Starting at the line that contains "What HTML would" and stopping at the line that contains "</body></html>", repeat every line exactly, the two end lines included, and nothing else.

━━ Data supplied

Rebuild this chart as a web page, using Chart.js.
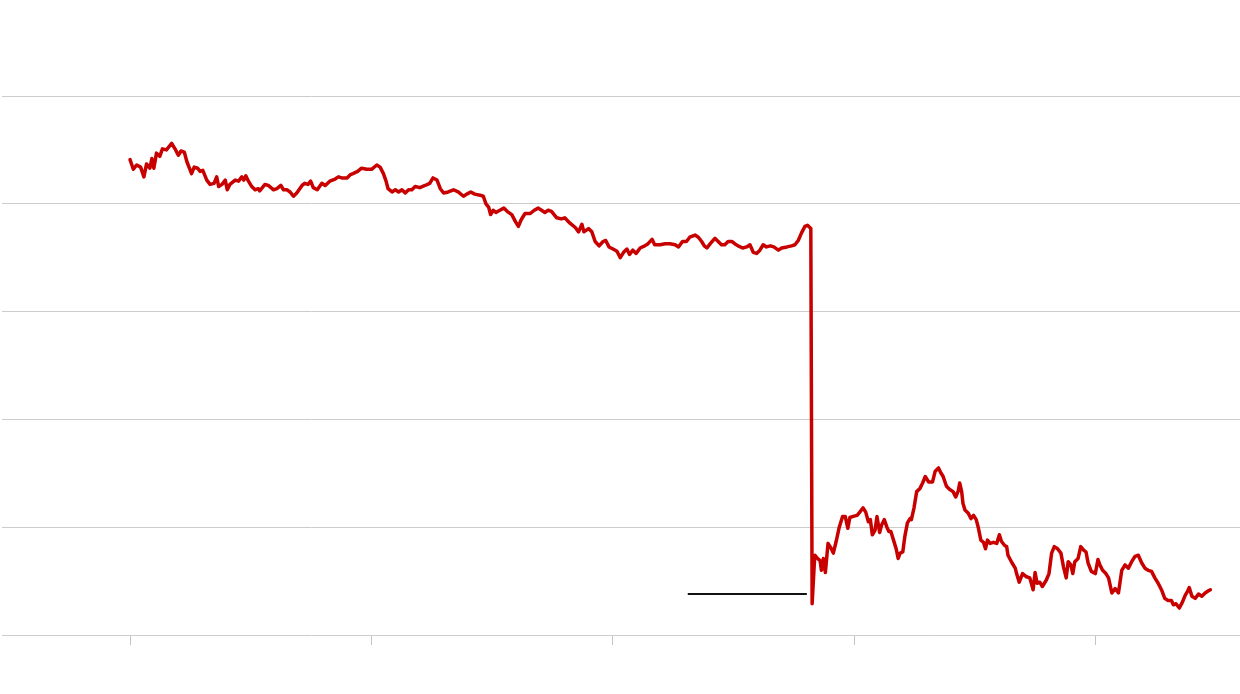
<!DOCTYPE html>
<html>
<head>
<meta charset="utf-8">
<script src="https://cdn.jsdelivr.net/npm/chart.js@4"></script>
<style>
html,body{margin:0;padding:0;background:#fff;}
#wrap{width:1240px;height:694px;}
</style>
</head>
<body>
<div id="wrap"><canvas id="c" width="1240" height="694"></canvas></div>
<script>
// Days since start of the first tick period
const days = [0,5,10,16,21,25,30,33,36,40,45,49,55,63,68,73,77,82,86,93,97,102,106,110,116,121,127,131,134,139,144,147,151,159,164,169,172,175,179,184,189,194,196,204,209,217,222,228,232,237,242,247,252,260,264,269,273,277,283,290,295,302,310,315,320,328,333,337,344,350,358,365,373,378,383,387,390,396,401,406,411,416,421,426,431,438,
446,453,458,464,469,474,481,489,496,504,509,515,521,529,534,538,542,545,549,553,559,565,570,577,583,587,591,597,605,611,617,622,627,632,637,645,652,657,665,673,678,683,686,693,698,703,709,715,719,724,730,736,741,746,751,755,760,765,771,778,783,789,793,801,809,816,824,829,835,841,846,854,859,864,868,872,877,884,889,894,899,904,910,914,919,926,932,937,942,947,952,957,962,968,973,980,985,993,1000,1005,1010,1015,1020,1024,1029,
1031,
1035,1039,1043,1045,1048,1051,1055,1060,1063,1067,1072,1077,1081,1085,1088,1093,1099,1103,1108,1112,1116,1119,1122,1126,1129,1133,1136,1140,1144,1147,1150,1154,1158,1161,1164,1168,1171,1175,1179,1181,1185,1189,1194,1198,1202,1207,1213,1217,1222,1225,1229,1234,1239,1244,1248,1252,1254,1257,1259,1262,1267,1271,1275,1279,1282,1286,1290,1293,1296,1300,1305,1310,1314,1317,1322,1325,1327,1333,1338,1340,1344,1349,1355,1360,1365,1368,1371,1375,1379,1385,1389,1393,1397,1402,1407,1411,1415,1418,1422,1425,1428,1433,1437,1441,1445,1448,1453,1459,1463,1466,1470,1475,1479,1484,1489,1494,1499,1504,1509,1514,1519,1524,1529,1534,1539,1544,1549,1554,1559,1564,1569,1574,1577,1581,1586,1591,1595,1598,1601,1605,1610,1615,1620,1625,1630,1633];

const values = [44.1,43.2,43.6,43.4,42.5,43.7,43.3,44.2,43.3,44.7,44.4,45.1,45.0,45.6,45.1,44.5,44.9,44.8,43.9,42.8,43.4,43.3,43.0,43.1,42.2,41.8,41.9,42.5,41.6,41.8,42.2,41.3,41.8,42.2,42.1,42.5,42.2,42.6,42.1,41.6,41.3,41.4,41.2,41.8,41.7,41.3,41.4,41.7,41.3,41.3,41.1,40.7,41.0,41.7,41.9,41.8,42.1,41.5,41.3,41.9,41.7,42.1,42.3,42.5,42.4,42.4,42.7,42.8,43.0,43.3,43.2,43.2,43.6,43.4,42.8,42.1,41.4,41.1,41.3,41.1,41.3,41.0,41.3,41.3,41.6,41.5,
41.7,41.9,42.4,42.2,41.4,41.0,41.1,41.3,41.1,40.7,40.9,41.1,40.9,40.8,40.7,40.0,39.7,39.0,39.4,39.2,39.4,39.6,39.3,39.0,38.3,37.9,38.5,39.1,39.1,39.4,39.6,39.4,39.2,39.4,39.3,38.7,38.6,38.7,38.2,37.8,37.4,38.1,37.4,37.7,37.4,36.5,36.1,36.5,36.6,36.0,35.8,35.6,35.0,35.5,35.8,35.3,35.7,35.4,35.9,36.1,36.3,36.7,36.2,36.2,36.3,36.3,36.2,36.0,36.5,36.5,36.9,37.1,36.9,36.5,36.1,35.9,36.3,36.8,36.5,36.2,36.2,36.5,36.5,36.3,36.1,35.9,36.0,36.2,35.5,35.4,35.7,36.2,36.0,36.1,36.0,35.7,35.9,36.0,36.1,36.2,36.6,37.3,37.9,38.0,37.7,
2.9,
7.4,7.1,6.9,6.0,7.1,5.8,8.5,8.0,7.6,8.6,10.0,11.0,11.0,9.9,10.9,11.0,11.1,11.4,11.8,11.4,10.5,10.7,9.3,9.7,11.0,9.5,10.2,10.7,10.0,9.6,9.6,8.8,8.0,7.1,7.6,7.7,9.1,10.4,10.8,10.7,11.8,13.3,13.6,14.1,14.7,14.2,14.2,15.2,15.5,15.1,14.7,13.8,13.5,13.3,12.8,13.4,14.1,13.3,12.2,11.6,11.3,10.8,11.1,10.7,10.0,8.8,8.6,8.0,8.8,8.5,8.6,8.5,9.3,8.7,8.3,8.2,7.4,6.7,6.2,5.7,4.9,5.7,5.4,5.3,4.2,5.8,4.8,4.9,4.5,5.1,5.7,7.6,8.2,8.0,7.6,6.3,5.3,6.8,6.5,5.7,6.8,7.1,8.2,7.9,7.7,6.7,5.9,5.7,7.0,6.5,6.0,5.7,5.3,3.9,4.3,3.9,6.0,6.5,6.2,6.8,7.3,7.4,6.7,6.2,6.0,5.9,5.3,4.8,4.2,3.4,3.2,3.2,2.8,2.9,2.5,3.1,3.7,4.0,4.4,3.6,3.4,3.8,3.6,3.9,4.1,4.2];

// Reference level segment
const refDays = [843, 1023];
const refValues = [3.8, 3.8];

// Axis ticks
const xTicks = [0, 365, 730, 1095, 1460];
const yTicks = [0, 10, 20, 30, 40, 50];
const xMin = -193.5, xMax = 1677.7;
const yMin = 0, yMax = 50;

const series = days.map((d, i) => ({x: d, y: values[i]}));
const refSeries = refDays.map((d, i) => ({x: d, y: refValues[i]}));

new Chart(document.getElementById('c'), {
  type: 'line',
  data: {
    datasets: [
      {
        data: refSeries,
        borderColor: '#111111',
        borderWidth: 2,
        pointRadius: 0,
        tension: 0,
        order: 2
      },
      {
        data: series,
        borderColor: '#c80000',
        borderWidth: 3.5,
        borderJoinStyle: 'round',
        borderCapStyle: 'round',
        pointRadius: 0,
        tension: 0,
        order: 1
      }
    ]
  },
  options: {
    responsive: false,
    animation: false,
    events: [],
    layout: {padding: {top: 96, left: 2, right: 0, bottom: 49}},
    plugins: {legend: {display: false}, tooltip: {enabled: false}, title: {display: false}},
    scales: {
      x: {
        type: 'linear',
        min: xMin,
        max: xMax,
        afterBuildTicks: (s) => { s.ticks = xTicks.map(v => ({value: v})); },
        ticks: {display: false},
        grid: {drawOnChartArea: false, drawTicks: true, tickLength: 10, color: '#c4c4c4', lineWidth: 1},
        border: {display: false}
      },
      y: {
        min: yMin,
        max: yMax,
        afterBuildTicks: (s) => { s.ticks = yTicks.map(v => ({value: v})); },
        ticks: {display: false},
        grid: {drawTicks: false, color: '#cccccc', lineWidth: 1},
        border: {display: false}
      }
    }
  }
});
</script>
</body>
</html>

━━━━
━━ Data supplied

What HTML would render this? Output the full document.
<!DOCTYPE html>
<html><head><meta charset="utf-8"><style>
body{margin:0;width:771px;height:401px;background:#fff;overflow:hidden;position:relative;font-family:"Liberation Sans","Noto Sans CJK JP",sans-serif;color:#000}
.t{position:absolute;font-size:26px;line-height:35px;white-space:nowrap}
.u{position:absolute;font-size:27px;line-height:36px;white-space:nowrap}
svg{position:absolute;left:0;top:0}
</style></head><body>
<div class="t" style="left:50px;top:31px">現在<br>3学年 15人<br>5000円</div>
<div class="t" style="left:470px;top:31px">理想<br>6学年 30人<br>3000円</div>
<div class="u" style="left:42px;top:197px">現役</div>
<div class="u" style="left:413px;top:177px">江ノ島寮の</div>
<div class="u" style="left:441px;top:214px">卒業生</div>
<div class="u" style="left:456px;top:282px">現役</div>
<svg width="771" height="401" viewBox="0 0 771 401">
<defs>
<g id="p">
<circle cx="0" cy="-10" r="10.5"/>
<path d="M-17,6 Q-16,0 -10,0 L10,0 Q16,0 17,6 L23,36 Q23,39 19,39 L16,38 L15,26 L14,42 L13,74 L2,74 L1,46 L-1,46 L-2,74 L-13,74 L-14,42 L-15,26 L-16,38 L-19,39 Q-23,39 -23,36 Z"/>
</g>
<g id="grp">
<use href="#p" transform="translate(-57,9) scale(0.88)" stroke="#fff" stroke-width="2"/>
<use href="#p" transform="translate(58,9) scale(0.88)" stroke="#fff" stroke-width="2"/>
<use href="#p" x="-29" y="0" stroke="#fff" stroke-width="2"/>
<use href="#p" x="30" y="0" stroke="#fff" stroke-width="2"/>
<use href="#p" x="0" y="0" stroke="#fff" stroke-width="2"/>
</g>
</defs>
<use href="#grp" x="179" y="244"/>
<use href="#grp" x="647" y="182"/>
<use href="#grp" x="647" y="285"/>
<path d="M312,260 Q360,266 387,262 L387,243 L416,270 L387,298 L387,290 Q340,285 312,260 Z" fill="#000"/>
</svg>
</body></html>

━━━━

Output of the exercise
What HTML would render this? Output the full document.
<!DOCTYPE html>
<html><head><meta charset="utf-8"><style>
body{margin:0;width:771px;height:401px;background:#fff;overflow:hidden;position:relative;font-family:"Liberation Sans","Noto Sans CJK JP",sans-serif;color:#000}
.t{position:absolute;font-size:26px;line-height:35px;white-space:nowrap}
.u{position:absolute;font-size:27px;line-height:36px;white-space:nowrap}
svg{position:absolute;left:0;top:0}
</style></head><body>
<div class="t" style="left:50px;top:31px">現在<br>3学年 15人<br>5000円</div>
<div class="t" style="left:470px;top:31px">理想<br>6学年 30人<br>3000円</div>
<div class="u" style="left:42px;top:197px">現役</div>
<div class="u" style="left:413px;top:177px">江ノ島寮の</div>
<div class="u" style="left:441px;top:214px">卒業生</div>
<div class="u" style="left:456px;top:282px">現役</div>
<svg width="771" height="401" viewBox="0 0 771 401">
<defs>
<g id="p">
<circle cx="0" cy="-10" r="10.5"/>
<path d="M-17,6 Q-16,0 -10,0 L10,0 Q16,0 17,6 L23,36 Q23,39 19,39 L16,38 L15,26 L14,42 L13,74 L2,74 L1,46 L-1,46 L-2,74 L-13,74 L-14,42 L-15,26 L-16,38 L-19,39 Q-23,39 -23,36 Z"/>
</g>
<g id="grp">
<use href="#p" transform="translate(-57,9) scale(0.88)" stroke="#fff" stroke-width="2"/>
<use href="#p" transform="translate(58,9) scale(0.88)" stroke="#fff" stroke-width="2"/>
<use href="#p" x="-29" y="0" stroke="#fff" stroke-width="2"/>
<use href="#p" x="30" y="0" stroke="#fff" stroke-width="2"/>
<use href="#p" x="0" y="0" stroke="#fff" stroke-width="2"/>
</g>
</defs>
<use href="#grp" x="179" y="244"/>
<use href="#grp" x="647" y="182"/>
<use href="#grp" x="647" y="285"/>
<path d="M312,260 Q360,266 387,262 L387,243 L416,270 L387,298 L387,290 Q340,285 312,260 Z" fill="#000"/>
</svg>
</body></html>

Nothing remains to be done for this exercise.